### GIVEN DATA
--- start ---

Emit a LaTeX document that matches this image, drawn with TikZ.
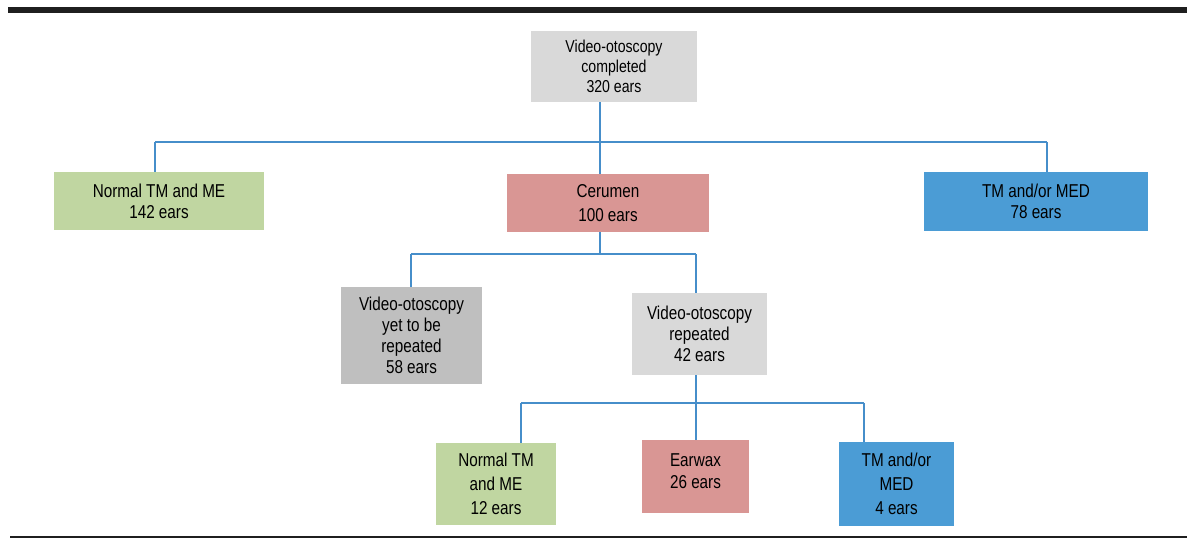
\documentclass[tikz,border=0pt]{standalone}
\usepackage{fontspec}
\setmainfont[FakeStretch=0.82]{Liberation Sans}
\usepackage{xcolor}
\usetikzlibrary{positioning, calc}
\definecolor{boxgray}{RGB}{217, 217, 217}
\definecolor{boxdark}{RGB}{191, 191, 191}
\definecolor{boxgreen}{RGB}{192, 214, 161}
\definecolor{boxpink}{RGB}{217, 150, 148}
\definecolor{boxblue}{RGB}{75, 156, 213}
\definecolor{linkblue}{RGB}{70, 142, 202}

\begin{document}
\begin{tikzpicture}[
        x=0.02cm, y=-0.02cm,
        block/.style={inner sep=0pt, align=center, font=\fontsize{10.6}{12}\selectfont},
        link/.style={draw=linkblue, line width=1pt}
    ]
        \useasboundingbox (0,0) rectangle (1187,538);

        % Rules
        \fill[black!88] (8,7) rectangle (1187,13);
        \draw[black!88, line width=1.1pt] (10,537) -- (1187,537);

        % Top
        \node[block, font=\fontsize{9.8}{11.2}\selectfont, fill=boxgray, minimum width=3.32cm, minimum height=1.42cm] (done) at (614, 66.5) {
            Video-otoscopy\\
            completed\\
            320 ears
        };

        % First level
        \node[block, fill=boxgreen, minimum width=4.2cm, minimum height=1.16cm] (normal) at (159, 201) {
            Normal TM and ME\\
            142 ears
        };
        \node[block, fill=boxpink, minimum width=4.04cm, minimum height=1.16cm] (cerumen) at (608, 203) {
            Cerumen\\[2pt]
            100 ears
        };
        \node[block, fill=boxblue, minimum width=4.48cm, minimum height=1.18cm] (med) at (1036, 201.5) {
            TM and/or MED\\
            78 ears
        };

        % Second level
        \node[block, fill=boxdark, minimum width=2.82cm, minimum height=1.94cm] (pending) at (411.5, 335.5) {
            Video-otoscopy\\
            yet to be\\
            repeated\\
            58 ears
        };
        \node[block, fill=boxgray, minimum width=2.7cm, minimum height=1.64cm] (repeat) at (699.5, 334) {
            Video-otoscopy\\
            repeated\\
            42 ears
        };

        % Third level
        \node[block, fill=boxgreen, minimum width=2.4cm, minimum height=1.64cm] (normaltwo) at (496, 484) {
            Normal TM\\[1.5pt]
            and ME\\[1.5pt]
            12 ears
        };
        \node[block, fill=boxpink, minimum width=2.14cm, minimum height=1.46cm] (earwax) at (695.5, 476.5) {
            Earwax\\[0.5pt]
            26 ears\\[-6pt]
            \mbox{}
        };
        \node[block, fill=boxblue, minimum width=2.3cm, minimum height=1.68cm] (medtwo) at (896.5, 484) {
            TM and/or\\[1.5pt]
            MED\\[1.5pt]
            4 ears
        };

        % Bus points
        \coordinate (busA) at (600, 142);
        \coordinate (busAl) at (155, 142);
        \coordinate (busAr) at (1047, 142);
        \coordinate (busB) at (600, 254);
        \coordinate (busBl) at (411, 254);
        \coordinate (busBr) at (696, 254);
        \coordinate (busC) at (696, 403);
        \coordinate (busCl) at (521, 403);
        \coordinate (busCr) at (864, 403);

        % Connectors
        \draw[link] (done.south -| busA) -- (busA);
        \draw[link] (busAl) -- (busAr);
        \draw[link] (busAl) -- (busAl |- normal.north);
        \draw[link] (busA) -- (busA |- cerumen.north);
        \draw[link] (busAr) -- (busAr |- med.north);

        \draw[link] (cerumen.south -| busB) -- (busB);
        \draw[link] (busBl) -- (busBr);
        \draw[link] (busBl) -- (busBl |- pending.north);
        \draw[link] (busBr) -- (busBr |- repeat.north);

        \draw[link] (repeat.south -| busC) -- (busC);
        \draw[link] (busCl) -- (busCr);
        \draw[link] (busCl) -- (busCl |- normaltwo.north);
        \draw[link] (busC) -- (busC |- earwax.north);
        \draw[link] (busCr) -- (busCr |- medtwo.north);
    \end{tikzpicture}
\end{document}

--- end ---

### REQUIRED WORK
Up to and including the line with "(0,0) rectangle (1187,538);", copy the data above from its first line. Skip pictures.

### THE RESPONSE
Emit a LaTeX document that matches this image, drawn with TikZ.
\documentclass[tikz,border=0pt]{standalone}
\usepackage{fontspec}
\setmainfont[FakeStretch=0.82]{Liberation Sans}
\usepackage{xcolor}
\usetikzlibrary{positioning, calc}
\definecolor{boxgray}{RGB}{217, 217, 217}
\definecolor{boxdark}{RGB}{191, 191, 191}
\definecolor{boxgreen}{RGB}{192, 214, 161}
\definecolor{boxpink}{RGB}{217, 150, 148}
\definecolor{boxblue}{RGB}{75, 156, 213}
\definecolor{linkblue}{RGB}{70, 142, 202}

\begin{document}
\begin{tikzpicture}[
        x=0.02cm, y=-0.02cm,
        block/.style={inner sep=0pt, align=center, font=\fontsize{10.6}{12}\selectfont},
        link/.style={draw=linkblue, line width=1pt}
    ]
        \useasboundingbox (0,0) rectangle (1187,538);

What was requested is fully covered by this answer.